There's a default mirror that will usually work, scala.reflect.runtime.currentMirror. That will use the class loader of the class that invokes it to create the mirror, which will usually be ok, but I'll avoid using it. Instead, I'll use a method provided by the universe to create a new mirror based on the class loader for the class of the instance. It goes like this:

runtimeMirror(obj.getClass.getClassLoader)

That's pretty straight-forward, and, I, at least, got used to it pretty quickly. I had a bit of resistance at first, but knowing it will always get the right classloader makes me feel more confident.

Now that we saw two distinct ways of getting a Mirror, let's talk about how we use it. Mirrors are supposed to reflect the language, and not its compile time representation. Each instance, class, field, method and module (packages or singleton objects) is reflected through a corresponding mirror.

Through these mirrors we can act on the things they mirror. Note, however, that you do not pass the instance to these mirrors: you generate a mirror for the instance (an InstanceMirror), and, from there, you can get mirror to its methods, fields and class. You can also get a ClassMirror without an instance, but you won't be able to do much more than get a mirror for the constructor or its companion object.

Let's put that in another way. A MethodMirror is associated not only with a method, but with a method on a specific instance. You don't pass an instance to it to invoke the method, you just invoke it.

Of Mirrors and Types

So, to put it all together, to invoke a method on an instance through reflection you need to:

val obj = "String"
val objClass = obj.getClass
val classClassLoader = objClass.getClassLoader
val classLoaderMirror = runtimeMirror(classClassLoader)
val classSymbol = classLoaderMirror.classSymbol(objClass)
val classType = classSymbol.typeSignature
val methodName = newTermName("length")
val methodSymbol = classType.member(methodName).asMethod
val instanceMirror = classLoaderMirror.reflect(obj)
val methodMirror = instanceMirror.reflectMethod(methodSymbol)
methodMirror.apply() // == (obj.length: Any)

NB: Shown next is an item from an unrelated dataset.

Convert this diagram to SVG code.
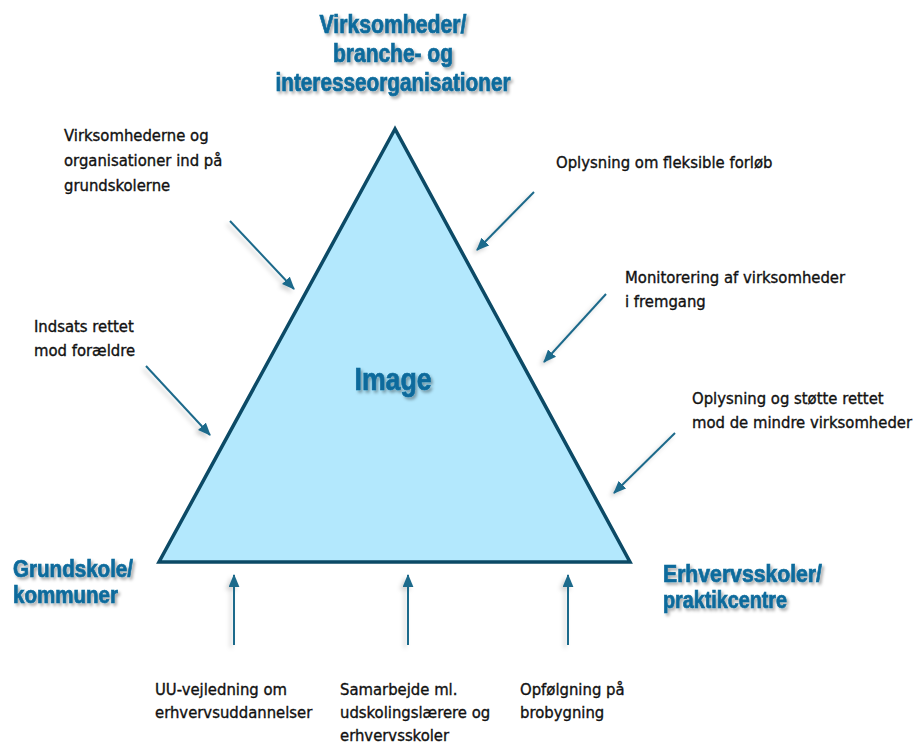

Got all that? That, of course, assumes we know that there is a method named length on the thing we are reflecting about. If that we not the case, we would get a nasty surprise when we tried to retrieve the method's symbol.

More importantly right now, we also saw how we go from an instance to that instance's type, though we loose any type parameters along the way (or, more precisely, they are abstract).

Untagged Serialization

Let's then rewrite what we had before, but without TypeTag.

import scala.collection.GenTraversable
def serialize(obj: Any): String = {
  val mirror = runtimeMirror(obj.getClass.getClassLoader)
  val objType = mirror.classSymbol(obj.getClass).typeSignature
  val StringTpe = mirror.classSymbol(classOf[String]).typeSignature

  if (objType <:< StringTpe) s""""$obj""""
  else if (objType <:< definitions.AnyValTpe) obj.toString // DOES NOT WORK!!!
  else if (objType.baseType(typeOf[GenTraversable[_]].typeSymbol) != NoType) {
    val refinedType = objType.baseType(typeOf[GenTraversable[_]].typeSymbol)
    val TypeRef(_, _, argumentType :: Nil) = refinedType
    val objAsColl = obj.asInstanceOf[GenTraversable[_]]
    val recursedSeq = objAsColl map serialize
    recursedSeq.mkString("[ ", ", ", " ]")
  } else "Unknown"
}

Anyway, there's one big problem there, right? Because we are coming from Java reflection, comparing to AnyVal doesn't work at all. We can compare against the value types themselves, such as Int, but it won't work here because any Int we find with this method will be boxed, and Integer is not a subtype of Int.

So while we gained something, we lost the ability of handling AnyVal easily. What to do?

End of Part 2

What a perfect cliffhanger!

Hopefully, someone will tell me what to do before part 3 comes out, and it will look like I know what I am doing! :-)

More seriously, we have covered a lot of ground already. Whatever path we take from here will tread on familiar ground, just enriching what we have seen so far a bit more, making the code more elaborate.  Until we get to macros, anyway.

This is a good place to stop and consider what we have seen so far.

Scala 2.10 will come with a reflection library. That library is built with the cake pattern on layers, so that code common to standard library, reflection library and compiler gets shared. It also keeps the reflection library in sync with the compiler, and makes the reflection more faithful to the language.

The reflection layers are called Universes, and there are a few of them to choose from. A Universe contains APIs and implementations for a number of interrelated concepts. We saw the most important ones, and used Symbol, Type and Name quite a bit. We also saw a bit of TypeTag, which replaces Manifest on Scala 2.10 (yeah, I know -- I didn't tell you that before).

We were then surprised with the news that there was something else to learn about: mirrors! It turns out we can't actually do anything without a mirror to an instance, a class, a method or whatever. Mirrors are tied to class loaders, which introduces some complications and a little bit of ceremony, but they aren't really that hard to use.

Empowered with our newly gained knowledge, we proceeded to tack the serialization problem in two different ways, with mixed results.

At that point we were left in a major cliffhanger: What path to take? Is there a way around the problems? And what about macros?

Rest assured, because this is to be continued...

Epilogue

While I waited and waited and waited, Alois Cochard wrote Sherpa, a macro-based serialization toolkit. I'm guessing one can learn a lot by looking at its source code!